Question

Identify oxidant and reductant in the following redox reaction.
$2Mn{O_2} + 4KOH + {O_2} \to 2{K_2}Mn{O_4} + 2{H_2}O$
A.Oxidant: ${O_2}$; Reductant : $Mn{O_2}$
B. Oxidant: ${O_2}$; Reductant : $KOH$
C. Oxidant: $Mn{O_2}$; Reductant : ${O_2}$
D. None of these

Answer 1

An element having higher oxidation number is considered to be a good oxidizing agent. On the other hand, an element having lower oxidation number is considered to be a good reducing agent.

Complete step by step answer:
Given reaction is,
$2Mn{O_2} + 4KOH + {O_2} \to 2{K_2}Mn{O_4} + 2{H_2}O$
In the reaction, we see that the oxidation number of ${O_2}$ molecules decreases from 0 to -1. So we can say that oxygen is reduced in the reaction. Therefore, ${O_2}$​ acts as an oxidant.
In the above reaction, we see that the oxidation number of $Mn$ increases from +4 to +6. Therefore, $Mn$ is oxidized in the reaction.
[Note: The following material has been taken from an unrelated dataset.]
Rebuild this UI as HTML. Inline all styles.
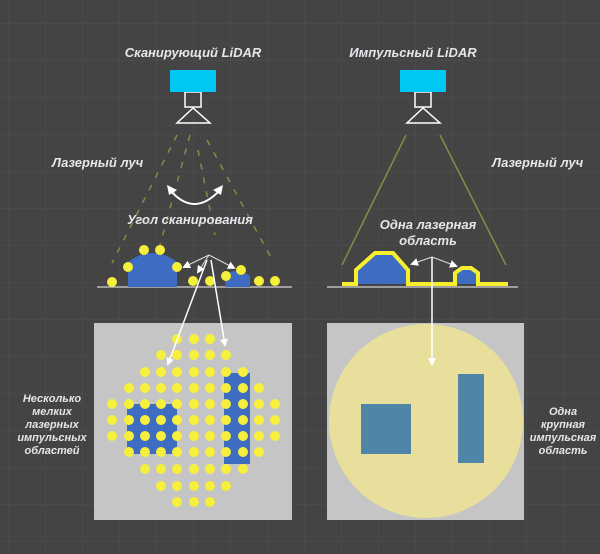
<!DOCTYPE html>
<html><head><meta charset="utf-8"><style>
html,body{margin:0;padding:0;width:600px;height:554px;overflow:hidden;background:#444444;}
svg{display:block}
text{font-family:"Liberation Sans",sans-serif;font-weight:bold;font-style:italic;fill:#e4e6ea;}
</style></head><body>
<svg width="600" height="554" viewBox="0 0 600 554" xmlns="http://www.w3.org/2000/svg">
<defs>
<pattern id="g" x="8" y="23" width="37" height="37" patternUnits="userSpaceOnUse">
<path d="M0 0H37M0 0V37" stroke="#4f4f4f" stroke-width="1" fill="none"/>
</pattern>
<marker id="ah" markerWidth="8" markerHeight="8" refX="6" refY="4" orient="auto" markerUnits="userSpaceOnUse">
<path d="M0 0L8 4L0 8z" fill="#fff"/>
</marker>
</defs>
<rect width="600" height="554" fill="#444"/>
<rect width="600" height="554" fill="url(#g)"/>

<text x="193" y="57" font-size="13" text-anchor="middle">Сканирующий LiDAR</text>
<text x="413" y="57" font-size="13" text-anchor="middle">Импульсный LiDAR</text>

<g stroke="#fff" stroke-width="1.5" fill="none">
<rect x="185" y="92" width="16" height="15"/>
<path d="M193 108L177 123H210Z"/>
<rect x="415" y="92" width="16" height="15"/>
<path d="M423 108L407 123H440Z"/>
</g>
<rect x="170" y="70" width="46" height="22" fill="#00c8f5"/>
<rect x="400" y="70" width="46" height="22" fill="#00c8f5"/>

<g stroke="#8f8748" stroke-width="1.5" stroke-dasharray="6,8" fill="none">
<line x1="177" y1="135" x2="112" y2="263"/>
<line x1="190" y1="135" x2="160" y2="245"/>
<line x1="198" y1="150" x2="215" y2="235"/>
<line x1="207" y1="140" x2="274" y2="263"/>
</g>
<g stroke="#8f8748" stroke-width="1.5" fill="none">
<line x1="406" y1="135" x2="342" y2="265"/>
<line x1="440" y1="135" x2="506" y2="265"/>
</g>

<path d="M170 190Q194 218 220 190" stroke="#fff" stroke-width="2" fill="none"/>
<path d="M167 185L177 190L169 195Z" fill="#fff"/>
<path d="M223 185L213 190L221 195Z" fill="#fff"/>

<text x="52" y="167" font-size="13">Лазерный луч</text>
<text x="492" y="167" font-size="13">Лазерный луч</text>
<text x="190" y="224" font-size="13" text-anchor="middle">Угол сканирования</text>
<text x="428" y="229" font-size="13" text-anchor="middle">Одна лазерная</text>
<text x="428" y="245" font-size="13" text-anchor="middle">область</text>

<line x1="97" y1="287" x2="292" y2="287" stroke="#bbb" stroke-width="1.5"/>
<line x1="327" y1="287" x2="518" y2="287" stroke="#bbb" stroke-width="1.5"/>

<path d="M128 287V262Q152 244 177 262V287Z" fill="#3e6cc2"/>
<path d="M225 287V276Q237 265 250 276V287Z" fill="#3e6cc2"/>
<g fill="#f4ef3a">
<circle cx="112" cy="282" r="5"/><circle cx="144" cy="250" r="5"/><circle cx="160" cy="250" r="5"/>
<circle cx="128" cy="267" r="5"/><circle cx="177" cy="267" r="5"/><circle cx="193" cy="281" r="5"/>
<circle cx="210" cy="281" r="5"/><circle cx="226" cy="276" r="5"/><circle cx="241" cy="270" r="5"/>
<circle cx="259" cy="281" r="5"/><circle cx="275" cy="281" r="5"/>
</g>
<g stroke="#ddd" stroke-width="1" fill="none">
<line x1="209" y1="255" x2="184" y2="267" marker-end="url(#ah)"/>
<line x1="209" y1="255" x2="198" y2="272" marker-end="url(#ah)"/>
<line x1="209" y1="255" x2="234" y2="268" marker-end="url(#ah)"/>
</g>

<path d="M342 284H356V270L375 253H393L408 270V284H455V273L462 268H471L478 273V284H508" stroke="#f7ef2e" stroke-width="4" fill="#3e6cc2" stroke-linejoin="miter"/>
<g stroke="#ddd" stroke-width="1" fill="none">
<line x1="432" y1="257" x2="412" y2="264" marker-end="url(#ah)"/>
<line x1="432" y1="257" x2="456" y2="266" marker-end="url(#ah)"/>
</g>

<rect x="94" y="323" width="198" height="197" fill="#c5c5c5"/>
<rect x="327" y="323" width="197" height="197" fill="#c5c5c5"/>
<circle cx="426" cy="421" r="97" fill="#e8df9c"/>
<rect x="361" y="404" width="50" height="50" fill="#4f86a8"/>
<rect x="458" y="374" width="26" height="89" fill="#4f86a8"/>
<line x1="432" y1="257" x2="432" y2="364" stroke="#fff" stroke-width="1.5" marker-end="url(#ah)"/>

<rect x="127" y="404" width="50" height="50" fill="#3e6cc2"/>
<rect x="224" y="373" width="26" height="91" fill="#3e6cc2"/>
<g fill="#f6f03c">
<circle cx="177" cy="339" r="5"/><circle cx="194" cy="339" r="5"/><circle cx="210" cy="339" r="5"/>
<circle cx="161" cy="355" r="5"/><circle cx="177" cy="355" r="5"/><circle cx="194" cy="355" r="5"/><circle cx="210" cy="355" r="5"/><circle cx="226" cy="355" r="5"/>
<circle cx="145" cy="372" r="5"/><circle cx="161" cy="372" r="5"/><circle cx="177" cy="372" r="5"/><circle cx="194" cy="372" r="5"/><circle cx="210" cy="372" r="5"/><circle cx="226" cy="372" r="5"/><circle cx="243" cy="372" r="5"/>
<circle cx="129" cy="388" r="5"/><circle cx="145" cy="388" r="5"/><circle cx="161" cy="388" r="5"/><circle cx="177" cy="388" r="5"/><circle cx="194" cy="388" r="5"/><circle cx="210" cy="388" r="5"/><circle cx="226" cy="388" r="5"/><circle cx="243" cy="388" r="5"/><circle cx="259" cy="388" r="5"/>
<circle cx="112" cy="404" r="5"/><circle cx="129" cy="404" r="5"/><circle cx="145" cy="404" r="5"/><circle cx="161" cy="404" r="5"/><circle cx="177" cy="404" r="5"/><circle cx="194" cy="404" r="5"/><circle cx="210" cy="404" r="5"/><circle cx="226" cy="404" r="5"/><circle cx="243" cy="404" r="5"/><circle cx="259" cy="404" r="5"/><circle cx="275" cy="404" r="5"/>
<circle cx="112" cy="420" r="5"/><circle cx="129" cy="420" r="5"/><circle cx="145" cy="420" r="5"/><circle cx="161" cy="420" r="5"/><circle cx="177" cy="420" r="5"/><circle cx="194" cy="420" r="5"/><circle cx="210" cy="420" r="5"/><circle cx="226" cy="420" r="5"/><circle cx="243" cy="420" r="5"/><circle cx="259" cy="420" r="5"/><circle cx="275" cy="420" r="5"/>
<circle cx="112" cy="436" r="5"/><circle cx="129" cy="436" r="5"/><circle cx="145" cy="436" r="5"/><circle cx="161" cy="436" r="5"/><circle cx="177" cy="436" r="5"/><circle cx="194" cy="436" r="5"/><circle cx="210" cy="436" r="5"/><circle cx="226" cy="436" r="5"/><circle cx="243" cy="436" r="5"/><circle cx="259" cy="436" r="5"/><circle cx="275" cy="436" r="5"/>
<circle cx="129" cy="452" r="5"/><circle cx="145" cy="452" r="5"/><circle cx="161" cy="452" r="5"/><circle cx="177" cy="452" r="5"/><circle cx="194" cy="452" r="5"/><circle cx="210" cy="452" r="5"/><circle cx="226" cy="452" r="5"/><circle cx="243" cy="452" r="5"/><circle cx="259" cy="452" r="5"/>
<circle cx="145" cy="469" r="5"/><circle cx="161" cy="469" r="5"/><circle cx="177" cy="469" r="5"/><circle cx="194" cy="469" r="5"/><circle cx="210" cy="469" r="5"/><circle cx="226" cy="469" r="5"/><circle cx="243" cy="469" r="5"/>
<circle cx="161" cy="486" r="5"/><circle cx="177" cy="486" r="5"/><circle cx="194" cy="486" r="5"/><circle cx="210" cy="486" r="5"/><circle cx="226" cy="486" r="5"/>
<circle cx="177" cy="502" r="5"/><circle cx="194" cy="502" r="5"/><circle cx="210" cy="502" r="5"/>
</g>

<g stroke="#fff" stroke-width="1.5" fill="none">
<line x1="207" y1="260" x2="168" y2="364" marker-end="url(#ah)"/>
<line x1="211" y1="260" x2="225" y2="345" marker-end="url(#ah)"/>
</g>

<g font-size="11" text-anchor="middle">
<text x="52" y="402">Несколько</text>
<text x="52" y="415">мелких</text>
<text x="52" y="428">лазерных</text>
<text x="52" y="441">импульсных</text>
<text x="52" y="454">областей</text>
<text x="563" y="415">Одна</text>
<text x="563" y="428">крупная</text>
<text x="563" y="441">импульсная</text>
<text x="563" y="454">область</text>
</g>
</svg>
</body></html>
So, $Mn{O_2}$ acts as a reductant.

So, the correct answer is Option A .

Note:
One important example of redox reaction is, during the combustion of wood with the molecular oxygen, the oxidation state of carbon atoms in the wood increases and the oxidation state of the oxygen atoms decrease and carbon dioxide and water are formed. The oxygen atoms in this combustion reaction undergo reduction, by gaining electrons, and the carbon atoms during the combustion undergo oxidation, by losing electrons. Thus, oxygen acts as the oxidizing agent and carbon acts as the reducing agent in this reaction.
In a redox reaction, there exists one reducing agent and one oxidizing agent. The reducing agent is the one that loses an electron and the oxidizing agent is marked by the gaining of an electron.